The research, commissioned by the Bill & Melinda Gates Foundation, consisted of an extensive review of education policy literature, a quantitative growth analysis, a media scan, legislative analyses, and more than 150 interviews with education leaders and policymakers. Researchers at CLE found that with dedicated collaboration from decision-makers and various external partners, charter schools can harness their freedom and flexibility and shed outdated models that are currently holding students with disabilities back.
“We pursued this research because too many students with disabilities, especially students of color and students from low-income communities, are being failed by their public schools,” said Lauren Morando Rhim, Executive Director of CLE. “Our research findings provide a roadmap for charter schools to address this crisis and live up to their promise of educating all students equally.”
The findings reveal that education leaders and policymakers are not doing enough to ensure students with disabilities receive a high-quality education at charter schools — a blight on the sector’s otherwise strong record of educating historically marginalized students. The research provides insights and recommendations, including highlighting models and approaches that can provide a guide for policymakers, education leaders and funders at the national, state, regional, and local levels to create the conditions for charter schools to enroll and enable students with disabilities to succeed.
There are exceptions. In Camden, New Jersey, renaissance schools—hybrids of charter and district schools—serve more students with disabilities (17%) than Camden City Public Schools (13%).
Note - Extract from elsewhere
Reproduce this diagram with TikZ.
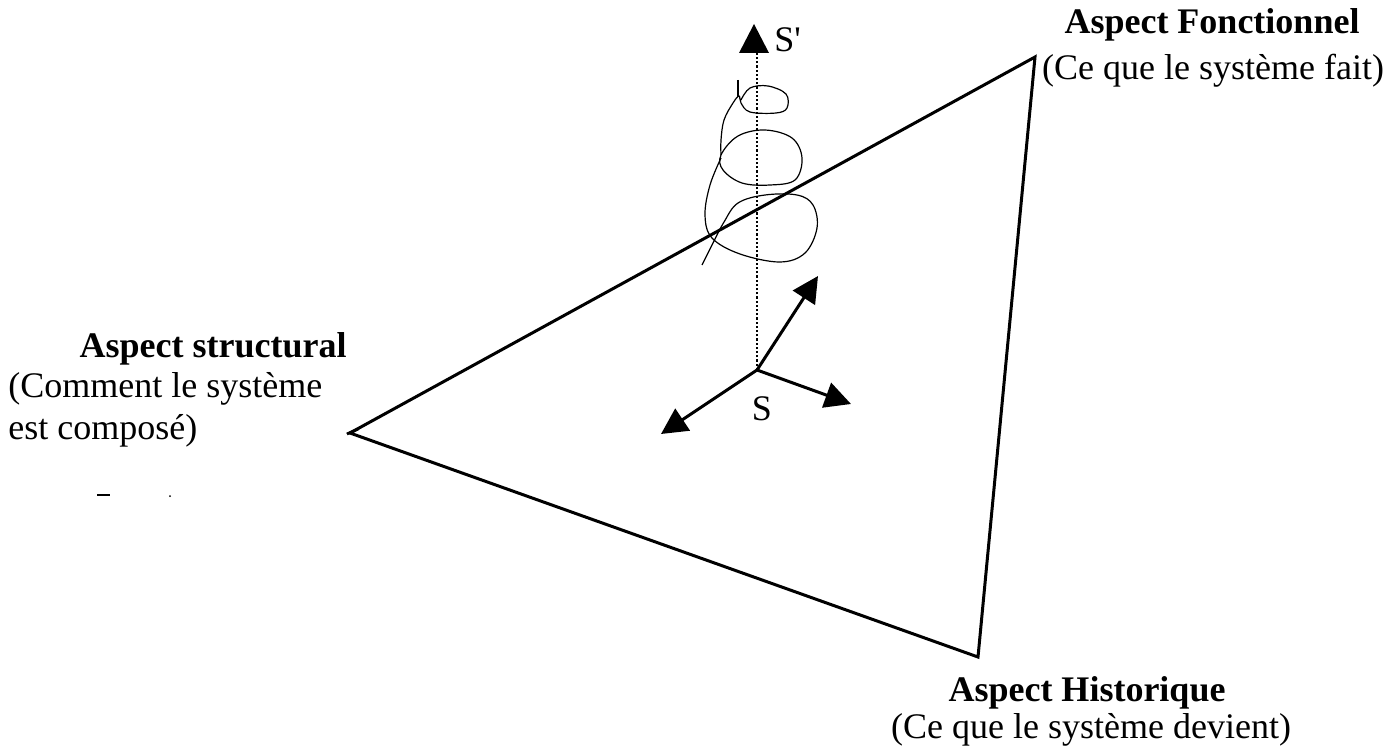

Traditional charter enrollment of Camden students with disabilities is 11%. Throughout NJ, the percentage of students with disabilities in public charters is 10%, The US average is 11.5%.
“Students with disabilities need to be placed at the center rather than the periphery of charter education,” said Lauren Morando Rhim. “We’re seeing political support for charters weaken, fueled by largely valid concerns that the sector is not living up to its promise to educate all students. Charters have the opportunity to right this ship by capitalizing on their flexibility. Still, we need our leaders at every level— from state policymakers to authorizers, nonprofits, charter management organizations, schools, and funders—to step up and help remedy these inequities.”
According to journalist Beth Hawkins, “instead of pressing for growth in the charter sector, conservatives are calling for the rapid expansion of vouchers and other private-school choice programs. Meanwhile, as they confront unprecedented enrollment declines, defenders of traditional district-run schools are quick to decry charters as a competitive threat.”
As the Center for Learning Equity makes clear, if charter schools can increase their focus on students with disabilities they will not only help students and families but ensure the sector’s political survival.
3 Comments
This is where the NJ Charter School Association and its CEO, Harold Lee should be focusing. Pageantry without substance only goes so far. Thank goodness, Ms. Waters has brought this matter to light, as well as the Gates Foundation. The research applied holds great value for those willing to see it.
Hi I’m looking for help in reading for my grandson he’s dyslexic and everyone I talk to and every tutoring class I tried I get a closed door I need help bad for him and I’m on SSI so I really don’t have the money to pay $400 a week and the high prices that they want for tutoring classes that don’t even have the special needs that my grandson requires if anyone has a resource please help me! 🙏😭🙏
Perhaps the NJ State Special Education Office might be able to help you.